Have you noticed you rarely see Trump supporters wear their darling red MAGA caps in public? Why is that? You see them in abundance at Trump rallies, but rarely at social affairs or sporting events or even in stores or shopping malls.
If the polls are right and Trump has roughly a 40% approval rating, you'd think you'd see a wide swath of red caps at any public gathering. But you don't. Could it be that Trump supporters are afraid to wear their red caps in public because they want to avoid embarrassment or confrontation? Or is it something else?
Perhaps Trump supporters don't wear their MAGA caps in public for the same reason that Ku Klux Klan members don't wear their pointed white sheets to the grocery store. Because deep down they know these caps don't just represent Trump; they represent their own prejudices. In other words, they're fine to wear when they're in a group or at a rally where kindred spirits abound and they feel comfortable. But not in the general public where putting their prejudices on display would make them stand out and create problems.
Naturally, Trump supporters will deny this, the same way Archie Bunker denied that he was prejudiced against blacks or minorities. (And what is Trump, after all, but a rich and powerful Archie Bunker.) But the sad truth is, our country has always been divided by rich and poor, liberal and conservative, dove and hawk. And in a deeper psychological way by the forces of love and compassion versus those of fear and insecurity.
In a practical sense, the forces of love and compassion become manifest in political progressivism and social justice whereas the forces of fear and insecurity become manifest in political oppression and social exclusion. To put it simply, good versus evil.
Going back to the Civil War, you see these contrasting forces on display with the issues of slavery, then civil rights, then the women's movement, etc. These same forces were also on display during seminal moments in history, like the Vietnam War, when Americans were divided on whether to end it or continue fighting.
Fortunately, as Martin Luther King Jr noted, the arc of the moral universe is long, but it bends toward justice. As proof of this, the United States eventually did get out of Vietnam; blacks and minorities did get a civil-rights bill; and women are in the process of gaining more social and political power.
Of course, the historic tug of war between the forces of good and evil are never consistent or absolute. Nor are the victories or gains that make the country a better place. What's more, they never happen quickly or without struggle, hardship, and death. Today we are in a particularly dark period of history thanks to Trump's demagoguery and the mindless fealty of his supporters.
Just witness a Trump rally and watch how artfully the dear leader stokes the fears and insecurities of his ardent followers. And now that the poor old Hillary chant of "Lock her up!" is becoming a little stale, the more creative members of team MAGA have replaced it with: "Send her back!" referring to Congresswoman Ilhan Omar, who comes from Somalia. Indeed, you'll find very little love and compassion on display at these affairs. And you get the feeling that if Trump supporters could press a button and jettison all the brown and black people in the country into outer space, they would do it in a heartbeat.

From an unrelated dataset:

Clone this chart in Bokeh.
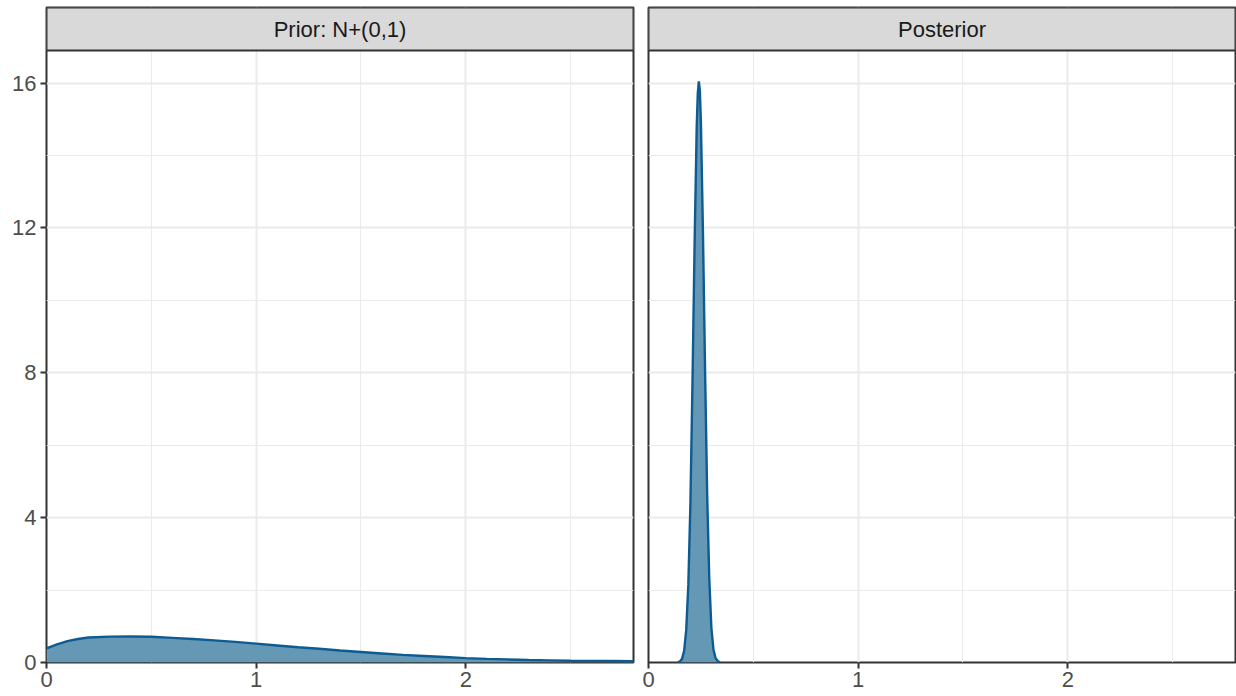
from bokeh.plotting import figure
from bokeh.layouts import row
from bokeh.models import FixedTicker, Range1d
from bokeh.embed import file_html
from bokeh.resources import INLINE
from bokeh.core.properties import value

# ---------------- data ----------------
panel_titles = ["Prior: N+(0,1)", "Posterior"]

prior_x = [0.0, 0.05, 0.1, 0.15, 0.2, 0.3, 0.4, 0.5, 0.6, 0.7, 0.8, 0.9, 1.0,
           1.1, 1.2, 1.3, 1.4, 1.5, 1.6, 1.7, 1.8, 1.9, 2.0, 2.1, 2.2, 2.3,
           2.4, 2.5, 2.6, 2.7, 2.8]
prior_density = [0.39, 0.50, 0.59, 0.65, 0.69, 0.715, 0.72, 0.71, 0.68, 0.65,
                 0.61, 0.57, 0.52, 0.47, 0.42, 0.38, 0.33, 0.29, 0.25, 0.21,
                 0.18, 0.15, 0.12, 0.10, 0.085, 0.07, 0.06, 0.05, 0.045, 0.04,
                 0.035]

post_x = [0.14, 0.15, 0.16, 0.17, 0.18, 0.19, 0.20, 0.21, 0.22, 0.23, 0.235,
          0.24, 0.245, 0.25, 0.26, 0.27, 0.28, 0.29, 0.30, 0.31, 0.32, 0.33,
          0.34]
post_density = [0.0, 0.03, 0.10, 0.32, 0.90, 2.15, 4.4, 7.8, 11.6, 14.8, 15.7,
                16.05, 15.8, 14.9, 11.8, 8.0, 4.6, 2.3, 0.95, 0.35, 0.12, 0.04,
                0.0]

x_ticks = [0, 1, 2]
x_minor_ticks = [0.5, 1.5, 2.5]
y_ticks = [0, 4, 8, 12, 16]
y_minor_ticks = [2, 6, 10, 14]
x_max = 2.8
y_panel_max = 16.9

# ---------------- styling / layout ----------------
FONT = "Liberation Sans"
FS = "22px"
H = 696
TOP = 7
BOTTOM = 34
STRIP_PX = 43
FRAME_W = 587
frame_h = H - TOP - BOTTOM
panel_px = frame_h - STRIP_PX
y_frame_max = y_panel_max * frame_h / panel_px

FILL = "#6598B5"
LINE = "#0D5B93"


def make_panel(title, xs, ys, show_y, left, right):
    p = figure(width=left + FRAME_W + right, height=H,
               x_range=Range1d(0, x_max), y_range=Range1d(0, y_frame_max),
               output_backend="svg", toolbar_location=None,
               min_border_left=left, min_border_right=right,
               min_border_top=TOP, min_border_bottom=BOTTOM)
    p.background_fill_color = "white"
    p.border_fill_color = "white"
    p.outline_line_color = "#333333"
    p.outline_line_width = 2

    xt = FixedTicker(ticks=x_ticks, minor_ticks=x_minor_ticks)
    yt = FixedTicker(ticks=y_ticks, minor_ticks=y_minor_ticks)
    p.xaxis.ticker = xt
    p.yaxis.ticker = yt
    p.xgrid.ticker = xt
    p.ygrid.ticker = yt
    for g in (p.xgrid, p.ygrid):
        g.grid_line_color = "#EBEBEB"
        g.grid_line_width = 2
        g.minor_grid_line_color = "#EBEBEB"
        g.minor_grid_line_width = 1

    for ax in (p.xaxis, p.yaxis):
        ax.axis_line_color = None
        ax.major_tick_in = 0
        ax.major_tick_out = 6
        ax.major_tick_line_color = "#333333"
        ax.major_tick_line_width = 2
        ax.minor_tick_line_color = None
        ax.major_label_text_font = FONT
        ax.major_label_text_font_size = FS
        ax.major_label_text_color = "#4D4D4D"
    p.xaxis.major_label_standoff = 3
    p.yaxis.major_label_standoff = 4
    if not show_y:
        p.yaxis.visible = False

    p.varea(x=xs, y1=0, y2=ys, fill_color=FILL, fill_alpha=1.0)
    p.line(xs, ys, line_color=LINE, line_width=2.4)

    # facet strip
    p.quad(left=0, right=x_max, bottom=y_panel_max, top=y_frame_max,
           fill_color="#D9D9D9", line_color="#333333", line_width=2)
    p.text(x=[x_max / 2], y=[(y_panel_max + y_frame_max) / 2], text=[title],
           text_align="center", text_baseline="middle",
           text_font=value(FONT), text_font_size=FS, text_color="#1A1A1A")
    return p


p1 = make_panel(panel_titles[0], prior_x, prior_density, True, 46, 7)
p2 = make_panel(panel_titles[1], post_x, post_density, False, 8, 1)

layout = row(p1, p2)
open("out.html", "w").write(file_html(layout, INLINE))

Of course these are the same God-fearing individuals who deny global warming, reject socialism without even understanding it, and--against their own self-interests!--side with corporate America and the billionaire class in the name of capitalism, even as the wealth of the country becomes increasingly more concentrated in the hands of the upper one-tenth of one percent of the population.
One day, hopefully, we'll look back on this era and wonder why it took so long for such a large segment of the population to wise up and realize they were being played for saps. At present, however, the forces of fear and insecurity are at their highest levels since the "Red Scare" McCarthy era with "Don the Con" Trump playing the role of tough guy fascist pandering to the worst instincts of ordinary Americans, the same way Senator Joe McCarthy did with his hate-filled, anti-communist rants and accusations. In fact, one could make the case that McCarthy's followers were the forerunners of the Tea Party and the Trump ditto heads.
Although it may seem like a bit of a stretch, the comparison between Trump and McCarthy is not only valid but quite striking because Roy Cohn, perhaps one of the most loathsome men of the last century, was not only McCarthy's right-hand man, but one of young Donald Trump's most influential mentors.
Despite this, evangelical Christians dismiss Trump's thuggish and racist behavior and believe he will ultimately lead them to the Promised Land. In fact, it has been reported that many evangelical Christians believe that Don the Con was chosen by God to usher in a new era called the "end times."
Which begs the question: Will all these evangelical Trump supporters put on their red caps when the Rapture comes, or will they hide them from Jesus behind their gun racks? In the meantime, America will wait for the arc of the moral universe to tick forward and toss Donald Trump into the trash bin of history, the way it did with Joe McCarthy.
Let's hope it's sooner rather than later.